Every good act is charity. A man’s true wealth hereafter is the good that he does in this world to his fellow.
~ Moliere (1622-1673)
In this week when we will celebrate the Greater Sabbat of Beltane, we receive another Six, but this time the Earthy Six of Pentacles.
The Pentacles deal with the literal, physical, material world, and the Sixes are about reciprocity, community, exchange, and restoring equilibrium.
So we see a well-to-do merchant (some speculate this is the same character as in the Nine of Cups) who is dropping coins into the outstretched hand of one of the two beggars on their knees. Are these two the same lost souls that we see in the Five of Pentacles? This could easily be the case, since the Sixes are often the resolution of the conflicts of the Fives.
How do we bestow what we value upon others? How do we ask for what we need? How do we wield the power of give and take?
We cannot be benefactors, unless there is someone to receive. The pleasure of sharing is lost, if no one wishes to take what we offer. By giving what we value, we receive blessings in turn.
Thus, although there appears to be an imbalance of power between the merchant and the beggars, the scales in the card say otherwise.
Yet there is also a shadow aspect to the Six of Pentacles. It can portray co-dependence, domination and weakness, and the darker side of how we wield and are affected by wealth.
For instance, in order to play the role of magnanimous benefactor, who is required to play the role of humble supplicant?
To gain what we need, are we demanding that someone beg us? Or are they requiring that of us? We are certainly being invited to be aware of the roles we play, since this is another of Pixie Smith’s “stage” cards (in which, if you look closely, the figures appear to be standing on a theater stage).
I don’t know about you, but my email and Facebook accounts fill up multiple times every day with requests for donations for this cause or that (especially in this time that continues to be shrill with political division and financial hardship).
The Six of Pentacles urges us to pay close attention to how we spend our money, what we give to others, and why.

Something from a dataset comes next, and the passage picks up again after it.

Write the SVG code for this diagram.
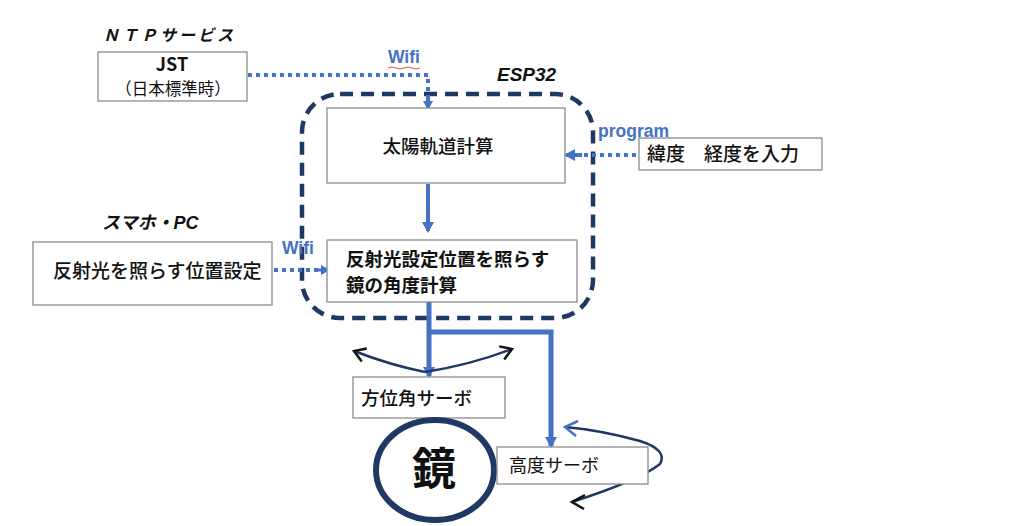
<svg xmlns="http://www.w3.org/2000/svg" width="1024" height="526" viewBox="0 0 1024 526">
<defs>
<style>
.box{fill:#fff;stroke:#8c8c8c;stroke-width:1.3}
.t{font-family:"Noto Sans CJK JP","Liberation Sans",sans-serif;fill:#111}
.it{font-family:"Liberation Sans","Noto Sans CJK JP",sans-serif;font-style:italic;font-weight:bold;fill:#111}
.lbl{font-family:"Liberation Sans",sans-serif;font-weight:bold;fill:#4472c4;font-size:17.5px}
.dot{fill:none;stroke:#4472c4;stroke-width:4;stroke-dasharray:4 4}
.thick{fill:none;stroke:#4472c4;stroke-width:5}
.curve{fill:none;stroke:#1f3864;stroke-width:2.5}
</style>
<marker id="ah" markerWidth="10" markerHeight="10" refX="7" refY="5" orient="auto" markerUnits="userSpaceOnUse" viewBox="0 0 10 10">
<path d="M0,0 L9,5 L0,10 Z" fill="#4472c4"/>
</marker>
<marker id="ahs" markerWidth="12" markerHeight="12" refX="9" refY="6" orient="auto" markerUnits="userSpaceOnUse" viewBox="0 0 12 12">
<path d="M0,0 L11,6 L0,12 Z" fill="#4472c4"/>
</marker>
<marker id="open" markerWidth="16" markerHeight="16" refX="13" refY="8" orient="auto" markerUnits="userSpaceOnUse" viewBox="0 0 16 16">
<path d="M2,1 L13,8 L2,15" fill="none" stroke="#111" stroke-width="2.5"/>
</marker>
</defs>
<rect width="1024" height="526" fill="#fff"/>

<g id="esp32">
<rect x="302" y="94" width="291" height="224" rx="38" fill="none" stroke="#1f3864" stroke-width="4.5" stroke-dasharray="13 8"/>
<text class="it" x="497" y="81" font-size="19" font-weight="normal">ESP32</text>
</g>

<g id="connectors">
<path class="dot" d="M248,75 H428 V100" />
<path d="M428,98 V108" stroke="#4472c4" stroke-width="4" marker-end="url(#ah)"/>
<path class="dot" d="M636,155 H580"/>
<path d="M582,155 H566" stroke="#4472c4" stroke-width="4" marker-end="url(#ahs)"/>
<path class="dot" d="M274,270 H318"/>
<path d="M318,270 H328" stroke="#4472c4" stroke-width="3" marker-end="url(#ah)"/>
<path d="M428,184 V231" stroke="#4472c4" stroke-width="4" marker-end="url(#ahs)"/>
<path d="M429,302 V376" class="thick" marker-end="url(#ahs)"/>
<path d="M429,332 H551 V446" class="thick" marker-end="url(#ahs)"/>
<path class="curve" d="M425,372 Q390,365 354,351" marker-end="url(#open)"/>
<path class="curve" d="M425,372 Q470,365 512,349" marker-end="url(#open)"/>
<path class="curve" d="M572,502 Q640,480 660,464 Q668,450 640,441 Q600,430 565,427"/>
<path d="M578,421 L565,427 L576,436" fill="none" stroke="#4472c4" stroke-width="2.5"/>
<path d="M585,495 L572,502 L584,509" fill="none" stroke="#111" stroke-width="2.5"/>
</g>

<g id="ntp">
<text class="it" x="103" y="41" font-size="16" letter-spacing="3">ＮＴＰサービス</text>
<rect class="box" x="98" y="52" width="149" height="49"/>
<text class="t" x="172" y="71" font-size="18" font-weight="bold" text-anchor="middle">JST</text>
<text class="t" x="173" y="95" font-size="16.5" text-anchor="middle">（日本標準時）</text>
<text class="lbl" x="388" y="63">Wifi</text>
<path d="M388,68 Q392,66 396,68 T404,68 T412,68 T420,68" fill="none" stroke="#e05050" stroke-width="1"/>
</g>

<g id="sun">
<rect class="box" x="327" y="108" width="238" height="75"/>
<text class="t" x="438" y="153" font-size="18.5" font-weight="500" text-anchor="middle">太陽軌道計算</text>
</g>

<g id="latlon">
<text class="lbl" x="598" y="137">program</text>
<rect class="box" x="639" y="138" width="183" height="32"/>
<text class="t" x="647" y="161" font-size="19" font-weight="500" xml:space="preserve">緯度　経度を入力</text>
</g>

<g id="phone">
<text class="it" x="102" y="229" font-size="18">スマホ・PC</text>
<rect class="box" x="33" y="242" width="239" height="63"/>
<text class="t" x="53" y="278" font-size="19" font-weight="500">反射光を照らす位置設定</text>
<text class="lbl" x="282" y="254">Wifi</text>
</g>

<g id="calc">
<rect class="box" x="327" y="240" width="250" height="62"/>
<text class="t" x="346" y="266" font-size="18.5" font-weight="bold">反射光設定位置を照らす</text>
<text class="t" x="346" y="292" font-size="18.5" font-weight="bold">鏡の角度計算</text>
</g>

<g id="azimuth">
<rect class="box" x="353" y="377" width="152" height="41"/>
<text class="t" x="361" y="405" font-size="18.5" font-weight="500">方位角サーボ</text>
</g>

<g id="mirror">
<ellipse cx="435" cy="470" rx="59" ry="50" fill="#fff" stroke="#1f3864" stroke-width="6"/>
<text class="t" x="434" y="485" font-size="44" font-weight="bold" text-anchor="middle">鏡</text>
</g>

<g id="elevation">
<rect class="box" x="497" y="447" width="151" height="37"/>
<text class="t" x="509" y="472" font-size="18">高度サーボ</text>
</g>
</svg>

Clicking a “like” button does not really motivate politicians, or resolve our civilization’s problems, or mediate injustice. Signing online petitions may give us the illusion that we have done something important and helpful. But is this actually the case?
If there are wrongs that need righting, the first step is to put your Pentacle — i.e., physical, tangible – resources to work.
But be wise with your giving. It pays to double-check charities with such watchdog groups as Charity Navigator, or your state Better Business Bureau, as there are many unscrupulous people who use similar-sounding names to the legitimate groups, for fraudulent purposes.
Believe it or not, there are even those who are trying to capitalize on the tragic Boston Marathon bombing with such scams.
It is fair and prudent to ask who is going to use your money, and to what ultimate purpose. Even our most casual purchases can give support to powers we may or may not find wholesome.
The Six also warns we must beware of hubris. Be mindful that the tables can turn. Who has and who has not, at any given moment, may switch. All of life is an exchange, often with one up and one down.
True wealth is measured by the good that you can give, when and where it matters.